--- Data extract ---
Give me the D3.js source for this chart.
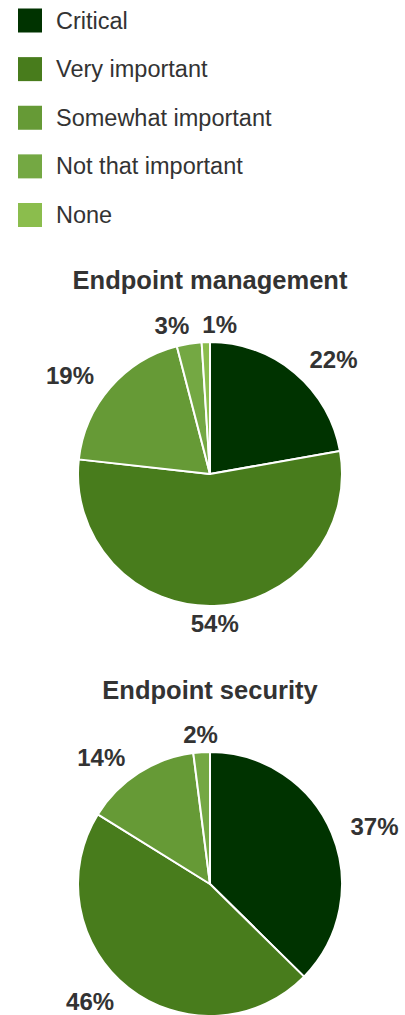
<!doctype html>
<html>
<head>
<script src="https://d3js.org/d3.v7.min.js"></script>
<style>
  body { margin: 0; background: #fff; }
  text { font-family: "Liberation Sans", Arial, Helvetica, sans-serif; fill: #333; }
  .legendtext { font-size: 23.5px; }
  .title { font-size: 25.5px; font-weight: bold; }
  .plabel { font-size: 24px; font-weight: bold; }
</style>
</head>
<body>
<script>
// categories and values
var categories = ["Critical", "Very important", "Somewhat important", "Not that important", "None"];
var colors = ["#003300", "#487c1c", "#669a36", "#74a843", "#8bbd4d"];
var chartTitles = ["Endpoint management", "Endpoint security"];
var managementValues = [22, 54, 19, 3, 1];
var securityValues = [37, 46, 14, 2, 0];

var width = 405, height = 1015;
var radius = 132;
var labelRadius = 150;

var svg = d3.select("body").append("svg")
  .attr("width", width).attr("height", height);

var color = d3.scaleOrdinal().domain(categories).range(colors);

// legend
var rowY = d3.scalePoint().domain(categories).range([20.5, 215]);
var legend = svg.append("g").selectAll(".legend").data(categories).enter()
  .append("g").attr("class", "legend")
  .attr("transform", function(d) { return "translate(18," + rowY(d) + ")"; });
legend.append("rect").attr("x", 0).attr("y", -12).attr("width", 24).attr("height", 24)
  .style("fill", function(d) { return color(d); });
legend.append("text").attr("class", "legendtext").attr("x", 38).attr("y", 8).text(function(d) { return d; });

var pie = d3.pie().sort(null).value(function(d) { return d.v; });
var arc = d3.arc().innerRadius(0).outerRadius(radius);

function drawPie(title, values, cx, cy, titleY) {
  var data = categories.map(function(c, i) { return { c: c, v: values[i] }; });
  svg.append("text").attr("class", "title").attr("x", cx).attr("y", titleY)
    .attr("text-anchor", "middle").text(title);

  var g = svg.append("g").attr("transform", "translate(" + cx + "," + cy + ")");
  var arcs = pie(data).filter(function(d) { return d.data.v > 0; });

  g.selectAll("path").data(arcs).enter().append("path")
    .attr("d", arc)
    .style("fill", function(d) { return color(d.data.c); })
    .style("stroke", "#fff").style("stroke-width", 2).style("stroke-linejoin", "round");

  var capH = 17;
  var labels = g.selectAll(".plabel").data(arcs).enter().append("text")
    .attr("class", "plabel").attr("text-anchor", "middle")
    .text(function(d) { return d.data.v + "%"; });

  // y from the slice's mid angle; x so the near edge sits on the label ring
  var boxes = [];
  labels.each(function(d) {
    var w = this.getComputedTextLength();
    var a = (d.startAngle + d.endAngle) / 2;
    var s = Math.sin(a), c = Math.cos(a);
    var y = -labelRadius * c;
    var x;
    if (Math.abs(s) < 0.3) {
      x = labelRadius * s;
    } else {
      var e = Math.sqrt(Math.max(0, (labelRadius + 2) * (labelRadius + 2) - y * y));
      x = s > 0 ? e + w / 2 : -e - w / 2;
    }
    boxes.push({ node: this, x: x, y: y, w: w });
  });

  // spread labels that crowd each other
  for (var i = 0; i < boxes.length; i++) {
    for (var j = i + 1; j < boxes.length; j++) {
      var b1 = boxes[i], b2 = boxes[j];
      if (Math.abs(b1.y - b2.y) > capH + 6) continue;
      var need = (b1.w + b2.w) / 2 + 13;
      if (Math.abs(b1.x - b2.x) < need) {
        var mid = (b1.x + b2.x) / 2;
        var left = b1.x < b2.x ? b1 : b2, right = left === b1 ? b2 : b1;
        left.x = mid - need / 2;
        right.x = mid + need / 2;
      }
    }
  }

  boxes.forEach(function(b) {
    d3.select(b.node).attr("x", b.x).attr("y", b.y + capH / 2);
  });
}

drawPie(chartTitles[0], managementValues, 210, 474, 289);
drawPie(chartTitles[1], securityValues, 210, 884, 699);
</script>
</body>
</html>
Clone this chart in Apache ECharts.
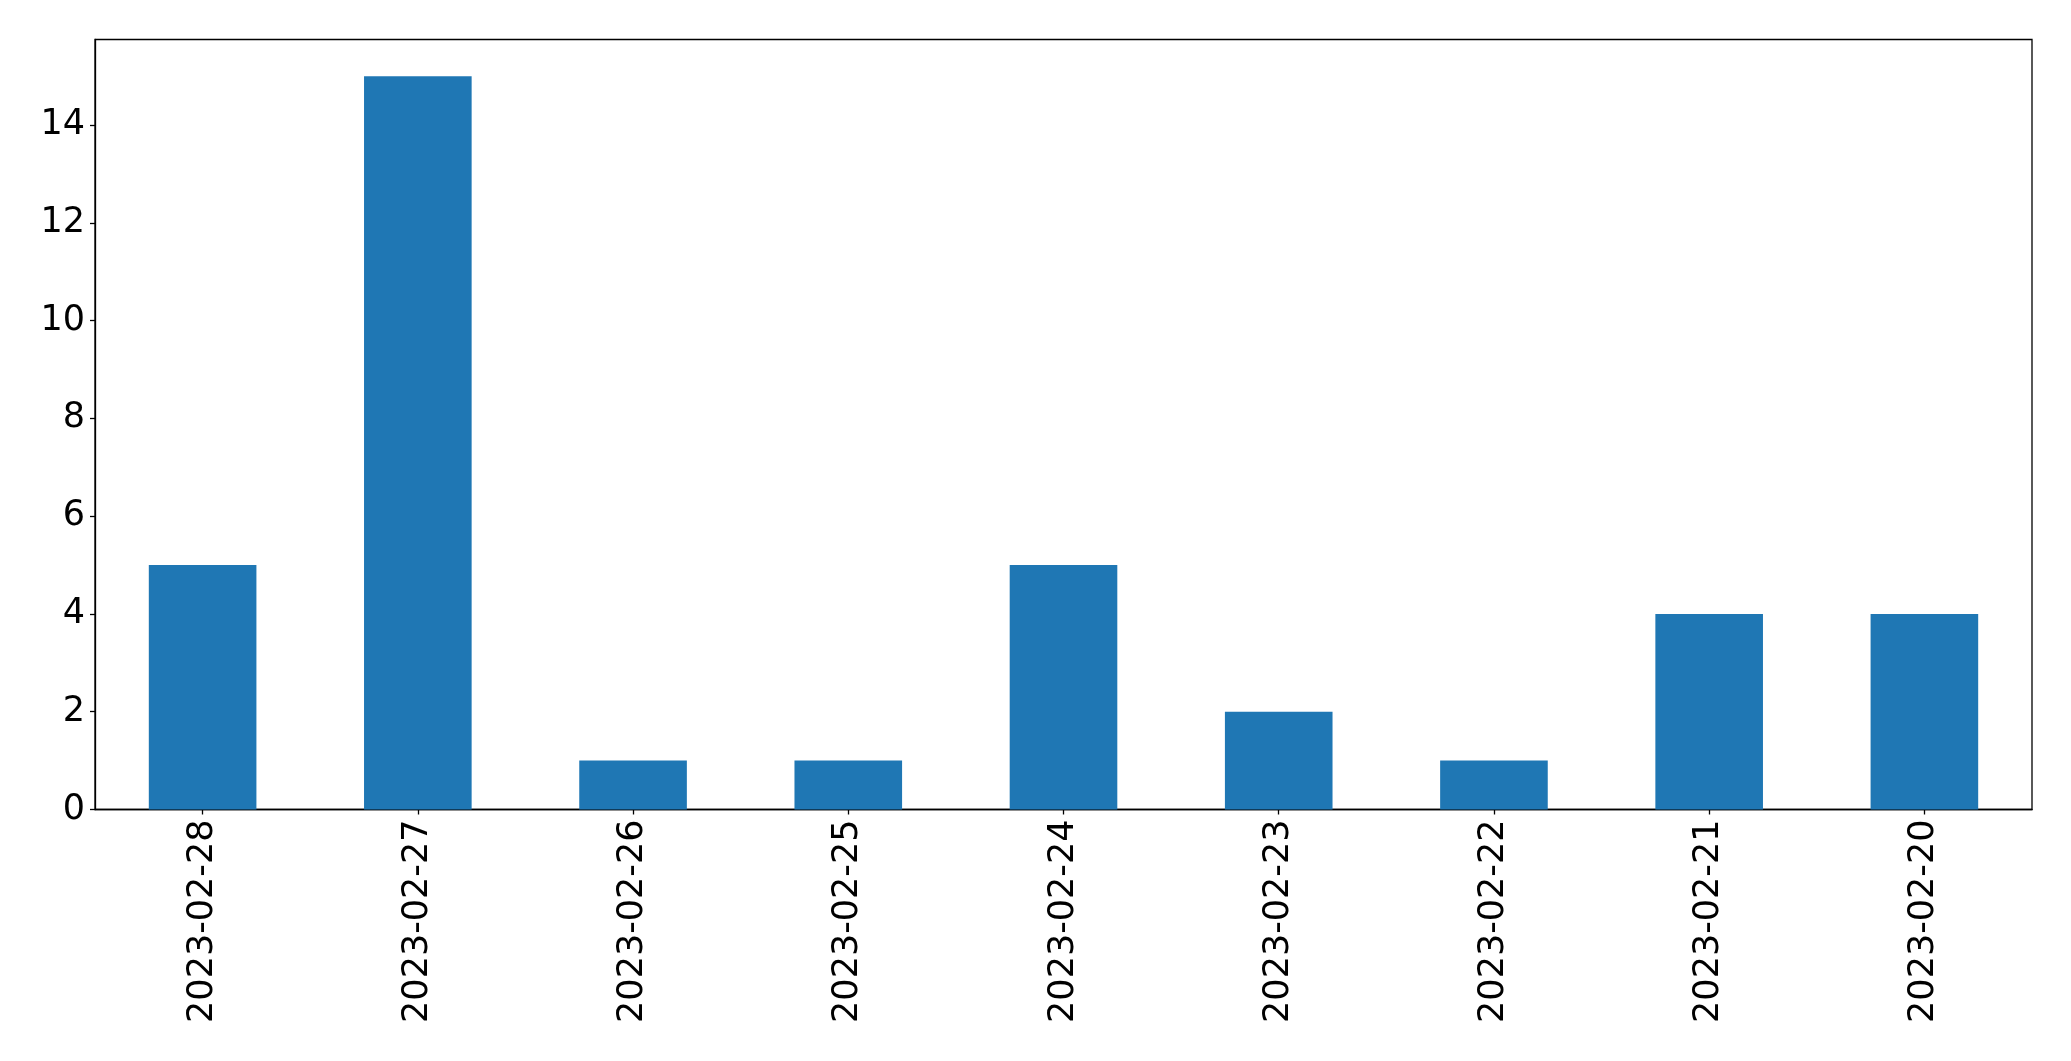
---
Given task: Go over the records above line by line and count those holding the word "this". Reply only with the number.

Solved problem: 4